Lung Contusion in Polytrauma Patients
Objective. To pay attention to the timely diagnosis and adequate treatment of lung contusion in polytrauma patients.
Materials and Methods. 208 (52.6 %) out of 392 polytrauma patients had chest trauma. 68.9 % patients were younger than 39 years old. Lung contusion were in 86 (41.3 %). External respiration we estimate for respiratory rate, costosternal condition, percussion, auscultation data and blood oxygen saturation index.
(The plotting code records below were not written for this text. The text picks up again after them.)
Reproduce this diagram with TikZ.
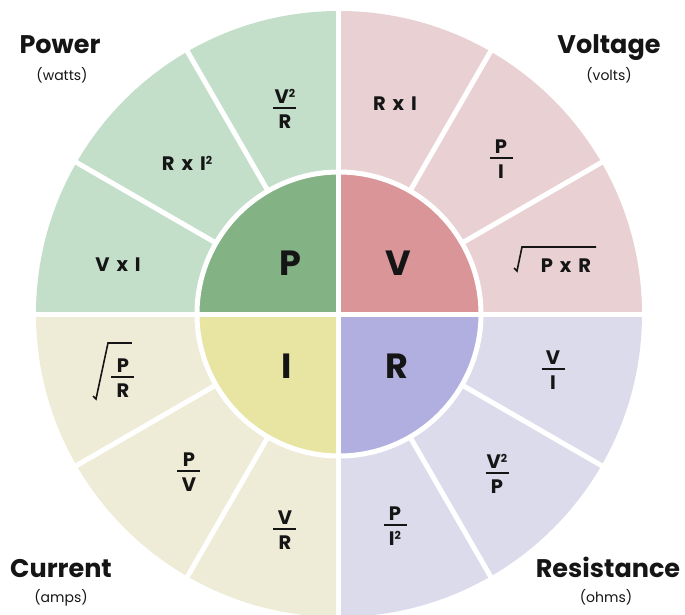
\documentclass[tikz,border=0pt]{standalone}
\usepackage{fontspec}
\setmainfont{Poppins}
\usetikzlibrary{calc}

\definecolor{inkc}{HTML}{151515}
\definecolor{pwOut}{HTML}{C3DEC9}
\definecolor{pwIn}{HTML}{83B285}
\definecolor{vtOut}{HTML}{E8D0D3}
\definecolor{vtIn}{HTML}{D99597}
\definecolor{cuOut}{HTML}{EEEBD6}
\definecolor{cuIn}{HTML}{E8E4A2}
\definecolor{rsOut}{HTML}{DCDBEC}
\definecolor{rsIn}{HTML}{B0AFDF}

\tikzset{
  sep/.style={white, line width=5pt},
  fml/.style={inkc, inner sep=0pt, font=\fontsize{19.5}{22}\selectfont\bfseries},
  big/.style={inkc, inner sep=0pt, font=\fontsize{35}{38}\selectfont\bfseries},
  ttl/.style={inkc, inner sep=0pt, font=\fontsize{25.5}{28}\selectfont\bfseries},
  sub/.style={inkc, inner sep=0pt, font=\fontsize{14}{16}\selectfont},
  fbar/.style={inkc, line width=2pt},
  radical/.style={inkc, line width=1.6pt, line join=miter}
}

% fraction: name, x, y of the bar, numerator, denominator
\newcommand\fracat[5]{%
  \node[fml, anchor=base] (#1-n) at (#2,#3+5) {#4};
  \node[fml, anchor=base] (#1-d) at (#2,#3-20.5) {#5};
  \draw[fbar] (#2-11.5,#3) -- (#2+11.5,#3);}

\newcommand\gap{\hspace{7pt}}
\newcommand\sq{\raisebox{0.55ex}{\fontsize{11}{12}\selectfont 2}}

\begin{document}
\begin{tikzpicture}[x=1pt, y=1pt]
\useasboundingbox (-339,-300) rectangle (346,314);
\clip (-339,-300) rectangle (346,314);

% outer ring, one quadrant per quantity
\fill[pwOut] (0,0) -- (180:303) arc[start angle=180, end angle=90, radius=303] -- cycle;
\fill[vtOut] (0,0) -- (90:303) arc[start angle=90, end angle=0, radius=303] -- cycle;
\fill[cuOut] (0,0) -- (180:303) arc[start angle=180, end angle=270, radius=303] -- cycle;
\fill[rsOut] (0,0) -- (270:303) arc[start angle=270, end angle=360, radius=303] -- cycle;

% inner disc
\fill[pwIn] (0,0) -- (180:142) arc[start angle=180, end angle=90, radius=142] -- cycle;
\fill[vtIn] (0,0) -- (90:142) arc[start angle=90, end angle=0, radius=142] -- cycle;
\fill[cuIn] (0,0) -- (180:142) arc[start angle=180, end angle=270, radius=142] -- cycle;
\fill[rsIn] (0,0) -- (270:142) arc[start angle=270, end angle=360, radius=142] -- cycle;

% white separators
\draw[sep] (-320,0) -- (320,0);
\draw[sep] (0,-320) -- (0,320);
\draw[sep] (0,0) circle[radius=142];
\foreach \a in {30,60,120,150,210,240,300,330}
  \draw[sep] (\a:142) -- (\a:320);

% central letters
\node[big, anchor=base] (P) at (-49,39) {P};
\node[big, anchor=base] (V) at (59,39) {V};
\node[big, anchor=base] (I) at (-52,-64) {I};
\node[big, anchor=base] (R) at (58,-64) {R};

% quadrant titles
\node[ttl, anchor=base] (tPow) at (-279,261) {Power};
\node[sub, anchor=base] (sPow) at (-277,234) {(watts)};
\node[ttl, anchor=base] (tVol) at (270,261) {Voltage};
\node[sub, anchor=base] (sVol) at (270,234) {(volts)};
\node[ttl, anchor=base] (tCur) at (-278,-263) {Current};
\node[sub, anchor=base] (sCur) at (-278,-288) {(amps)};
\node[ttl, anchor=base] (tRes) at (269,-263) {Resistance};
\node[sub, anchor=base] (sRes) at (267,-288) {(ohms)};

% power formulas
\fracat{pw1}{-54}{206}{V\sq}{R}
\node[fml, anchor=base] (pw2) at (-152,144) {R\gap x\gap I\sq};
\node[fml, anchor=base] (pw3) at (-221,43) {V\gap x\gap I};

% voltage formulas
\node[fml, anchor=base] (vt1) at (56,204) {R\gap x\gap I};
\fracat{vt2}{162}{156}{P}{I}
\node[fml, anchor=base] (vt3) at (227,42) {P\gap x\gap R};
\draw[radical] ($(vt3.base)+(-52,4)$) -- ++(3,-3) -- ($(vt3.base)+(-44,25)$) -- ($(vt3.base)+(30,25)$);

% current formulas
\fracat{cu1}{-216}{-63}{P}{R}
\draw[radical] (-246,-82) -- (-243,-85) -- (-231,-29) -- (-207,-29);
\fracat{cu2}{-150}{-157}{P}{V}
\fracat{cu3}{-54}{-215}{V}{R}

% resistance formulas
\fracat{rs1}{214}{-55}{V}{I}
\fracat{rs2}{158}{-159}{V\sq}{P}
\fracat{rs3}{56}{-211}{P}{I\sq}
\end{tikzpicture}
\end{document}
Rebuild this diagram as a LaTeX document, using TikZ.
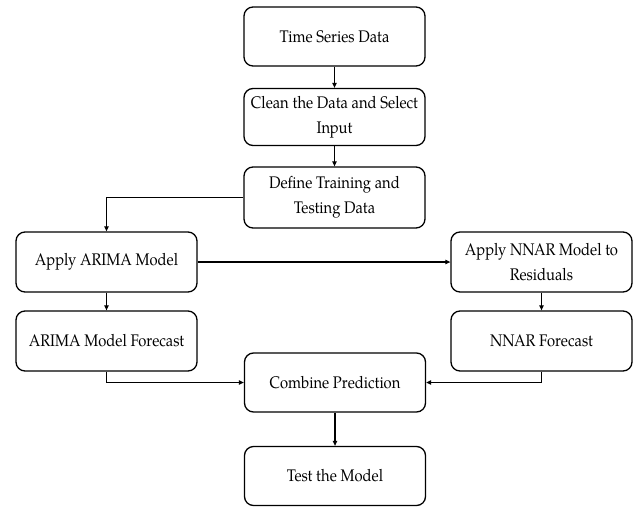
\documentclass[tikz,border=0pt]{standalone}
\usepackage{fontspec}
\setmainfont{TeX Gyre Pagella}
\usetikzlibrary{arrows.meta}
\tikzset{
  box/.style={draw, line width=1.3pt, rounded corners=9pt, minimum width=181pt, minimum height=59pt, align=center, inner sep=2pt, font=\fontsize{16.8}{25}\selectfont},
  conn/.style={line width=1.1pt, -{Triangle[length=5pt,width=4.5pt]}}
}
\newcommand{\sq}[1]{\scalebox{0.88}[1]{#1}}
\begin{document}
\begin{tikzpicture}[x=1pt,y=-1pt]
\useasboundingbox (0,0) rectangle (638,507);
\node[box] (ts) at (334.5,36.5) {\sq{Time Series Data}};
\node[box, minimum height=57pt] (clean) at (334.5,117) {\sq{Clean the Data and Select}\\\sq{Input}};
\node[box, minimum height=61pt] (def) at (334.5,197.5) {\sq{Define Training and}\\\sq{Testing Data}};
\node[box, minimum height=60pt] (arima) at (106.5,262) {\sq{Apply ARIMA Model}};
\node[box, minimum height=60pt] (nnar) at (541.5,262) {\sq{Apply NNAR Model to}\\\sq{Residuals}};
\node[box, minimum height=60pt] (arimaf) at (106.5,341) {\sq{ARIMA Model Forecast}};
\node[box, minimum height=60pt] (nnarf) at (541.5,341) {\sq{NNAR Forecast}};
\node[box] (comb) at (335,382.5) {\sq{Combine Prediction}};
\node[box] (test) at (335,476) {\sq{Test the Model}};
\draw[conn] (ts) -- (clean);
\draw[conn] (clean) -- (def);
\draw[conn] (def.west) -| (arima.north);
\draw[conn] (arima.east) -- (nnar.west);
\draw[conn] (arima) -- (arimaf);
\draw[conn] (nnar) -- (nnarf);
\draw[conn] (arimaf.south) |- (comb.west);
\draw[conn] (nnarf.south) |- (comb.east);
\draw[conn] (comb) -- (test);
\end{tikzpicture}
\end{document}
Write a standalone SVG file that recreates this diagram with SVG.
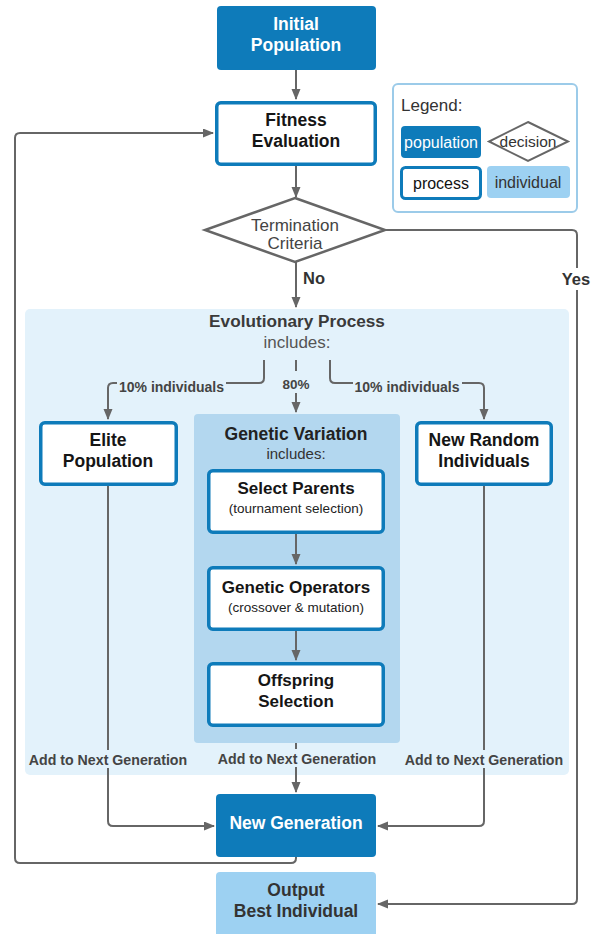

Results and Discussion. Pulmonary contusion is characterized by hemorrhages in the lung tissue, with alveolar collapse, segmental pulmonary atelectasis, respiratory and haemodynamics disorders. This condition develops 24 hours after blunt trauma to the lungs and depended from lung tissue contusion volume. 41 trauma patients with the first and second degree lung contusions had satisfactory condition. 45 patients with severe lung contusions (III and IV degree) had traumatic shock and severe respiratory and cardiovascular failure. Significant lung contusion were diagnosed on plain chest X-ray, however was not significant difference between ARDS, fat embolism and pneumonia. Radiological signs of lung contusions do not correlate with clinical presentation in 2/3 polytrauma patients. Highly sensitive in detecting pulmonary contusions is CT. Therapeutic measures were direct to elimination of the respiratory and cardiovascular disorders, sanation of respiratory tracts, preventive of lung tissue hemorrhages infection and ensure adequate blood oxygenation. GCS less than 8, reduced concentration of oxygen in arterial blood less than 90 % and respiratory rate more than 30 per minute were indications to the tracheal intubation and mechanical ventilation. Tracheostomy and sanative bronchoscopy were necessary if tracheal intubation and mechanical ventilation were continued more then three days. Supportive care included prone position and surgical fixation of flail chest injury. In 4 patients with severe polytrauma and critical condition were perform minimum surgical intervention — fixation of flail chest by subcutaneous Kirshner wires. In another 19 patients were used original method of flail chest fixation — extrapleural ribs osteosyntesis by special crampons. These crampons perform fixation and compression of ribs fracture.
Conclusions. Lung contusion in polytrauma patients is the cause of the respiratory failure with 15.1 % mortality. Timely diagnostic and adequate treatment enables to stable patient’s condition and prevent life-threatening complications.